Survival mode and short-cycle projects
The downturn in oil prices imposed tremendous stress on the global energy sector. In a sector rife with losses and write-downs, the supermajors have been fighting to shore up balance sheets and maintain dividends at all costs. As part of this struggle, there has been a renewed focus on only the most economic projects. The appetite for high-risk, capital-intensive megaprojects, which take years to see first production, has been waning. Chevron entered 2017 with a budget of nearly $20 billion, which is 15% below 2016’s and 42% lower than its 2015 budget.
This year’s budget was focused on completing megaprojects already in progress while targeting those where more than 70% of the upstream investment was expected to generate production within just two years. There was a clear shift away from long lead times, like those of deep water projects and the oil sands, and toward projects benefiting from significant improvements in costs and technology—which measure success in months, not years.
Most observers postulate that foreigners are fed up with the oil sands’ lack of competitiveness, particularly considering that development has tended historically to take longer and cost more than expected. But there could be a number of reasons for the lack of interest.

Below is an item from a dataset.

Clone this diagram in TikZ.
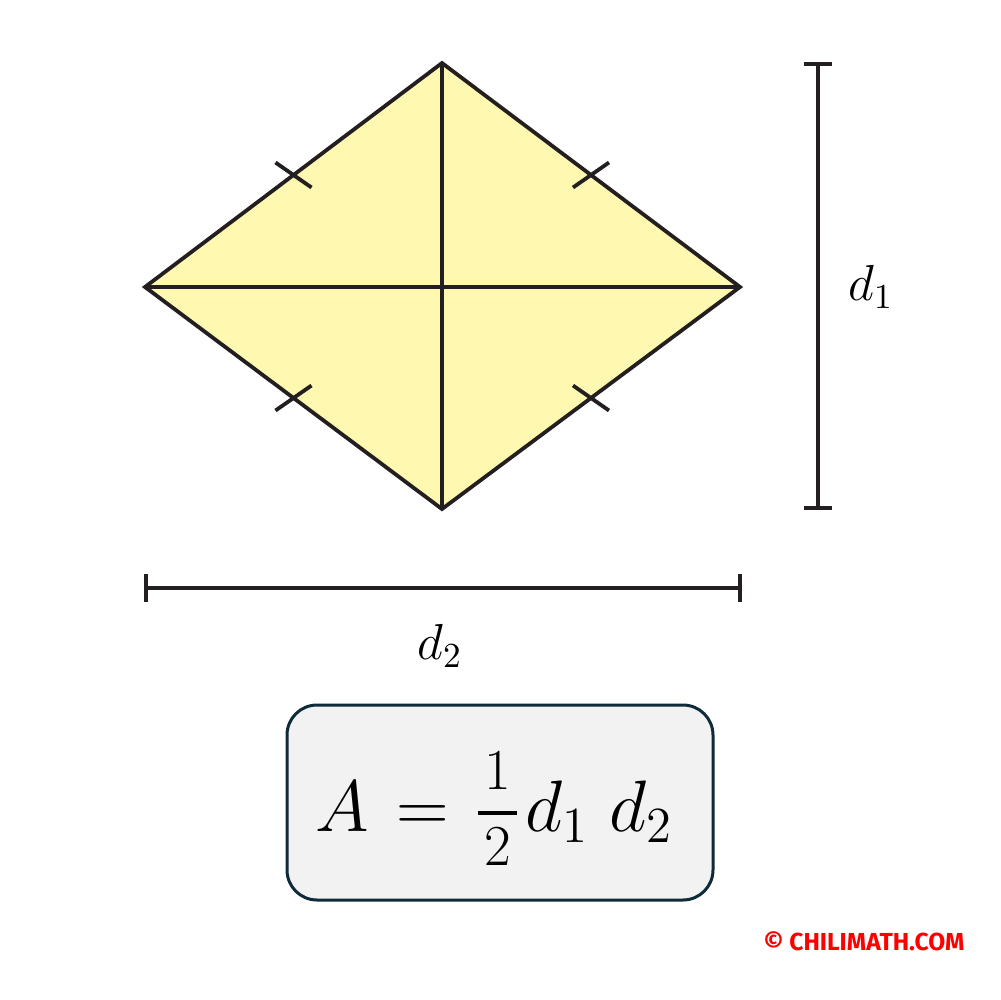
\documentclass[tikz,border=0pt]{standalone}
\usepackage{fontspec}
\usepackage{amsmath}
\newfontfamily\wmfont{Fira Sans}
\usetikzlibrary{calc}
\definecolor{rhfill}{HTML}{FFF8B0}
\definecolor{ink}{HTML}{231F20}
\definecolor{boxfill}{HTML}{F2F2F2}
\definecolor{boxdraw}{HTML}{0F2A38}
\definecolor{wmred}{HTML}{FF0000}
\newcommand{\fracdigit}[1]{\mbox{\fontsize{16.5}{20}\selectfont\hspace{1.8pt}#1\hspace{1.8pt}}}
\tikzset{
  edge/.style={draw=ink, line width=0.38mm, line join=miter},
  tickmark/.style={draw=ink, line width=0.38mm},
  dimline/.style={draw=ink, line width=0.45mm},
  dimlabel/.style={inner sep=0pt, font=\fontsize{14.5}{17}\selectfont},
  formulabox/.style={draw=boxdraw, fill=boxfill, line width=0.3mm, rounded corners=3mm},
  wm/.style={inner sep=0pt, text=wmred, font=\wmfont\bfseries\fontsize{7}{8}\selectfont}
}
\begin{document}
\begin{tikzpicture}[x=0.1mm, y=-0.1mm]
\useasboundingbox (0,0) rectangle (1000,1000);
% vertices
\coordinate (T) at (442,63);
\coordinate (R) at (740,287);
\coordinate (B) at (442,509);
\coordinate (L) at (145,287);
\coordinate (O) at (442,287);
% rhombus
\fill[rhfill] (T) -- (R) -- (B) -- (L) -- cycle;
\draw[edge] (T) -- (B);
\draw[edge] (L) -- (R);
\draw[edge] (T) -- (R) -- (B) -- (L) -- cycle;
% ticks
\coordinate (mTL) at ($(L)!0.5!(T)$);
\coordinate (mTR) at ($(T)!0.5!(R)$);
\coordinate (mBL) at ($(L)!0.5!(B)$);
\coordinate (mBR) at ($(B)!0.5!(R)$);
\draw[tickmark] ($(mTL)+(-18,-12.5)$) -- ($(mTL)+(18,12.5)$);
\draw[tickmark] ($(mTR)+(-18,12.5)$) -- ($(mTR)+(18,-12.5)$);
\draw[tickmark] ($(mBL)+(-18,12.5)$) -- ($(mBL)+(18,-12.5)$);
\draw[tickmark] ($(mBR)+(-18,-12.5)$) -- ($(mBR)+(18,12.5)$);
% vertical dimension
\coordinate (v1) at (818,64);
\coordinate (v2) at (818,508);
\draw[dimline] (v1) -- (v2);
\draw[dimline] ($(v1)+(-14,0)$) -- ($(v1)+(14,0)$);
\draw[dimline] ($(v2)+(-14,0)$) -- ($(v2)+(14,0)$);
\node[dimlabel] (d1) at (871,287) {$d_1$};
% horizontal dimension
\coordinate (h1) at (146,588);
\coordinate (h2) at (740,588);
\draw[dimline] (h1) -- (h2);
\draw[dimline] ($(h1)+(0,-14)$) -- ($(h1)+(0,14)$);
\draw[dimline] ($(h2)+(0,-14)$) -- ($(h2)+(0,14)$);
\node[dimlabel] (d2) at (440,646) {$d_2$};
% formula box
\draw[formulabox] (287,705) rectangle (713,900);
\node[inner sep=0pt, font=\fontsize{21.6}{26}\selectfont] (F) at (494,808)
  {$A\mkern2mu=\mkern1mu\genfrac{}{}{1.2pt}{1}{\rule[-5pt]{0pt}{0pt}\fracdigit{1}}{\rule{0pt}{13pt}\fracdigit{2}}\mkern1mu d_1\mkern5mu d_2$};
% watermark
\node[wm] (W) at (864,941) {© CHILIMATH.COM};
\end{tikzpicture}
\end{document}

There is considerable uncertainty around the trade policy of an inexperienced White House, and there have also been years of uncertainty surrounding much-needed pipelines to get more Canadian crude to buyers outside of North America.
At the same time, European energy companies seem, increasingly, to be pursuing cleaner natural gas and renewables, and moving farther away from Canada’s greenhouse gas-intensive bitumen resource, which across the Atlantic has earned the moniker “dirty oil.”
Fire sale pricing
While it’s easier to see why the Canadian energy sector has become unloved, the catalysts for a rebound are a little less obvious. Investors have tarred Canada with a malaise that extends beyond the oil sands. Chart 2 shows the valuation of Canadian exploration and production companies relative to their U.S. peers. Many of the oil sands assets that were jettisoned by foreigners actually generate free cash flow at US$35 to US$40 per barrel. What’s more is that the operations of many conventional oil producers have never been strong. They’ve benefited from a reduction in their cost structure that was engineered by the downturn, and a leaner, meaner competitive position.
Investors are increasingly looking for the oil and gas sector to deliver acceptable rates of return at a corporate level and on a per-share basis. Coming out of the energy price crash, the Canadian oil and gas sector has reinvented itself. At the end of May, one of the largest initial public offerings in Canadian history was completed: Kinder Morgan Canada Ltd., for $1.75 billion. Proceeds have been earmarked to partially fund the construction of the Trans Mountain Expansion Project, an ambitious pipeline infrastructure expansion that would get more Canadian energy to tidewater and foreign consumers.
There is also a strong likelihood that rational heads will prevail in the Trump administration and that the Canadian industry won’t be subject to a border adjustment tax. After all, the Trump approval of the contentious Keystone XL pipeline project was a strong signal that the White House recognizes the importance of Canadian energy.
For now, patient investors should focus on companies that generate significant rates of free cash flow.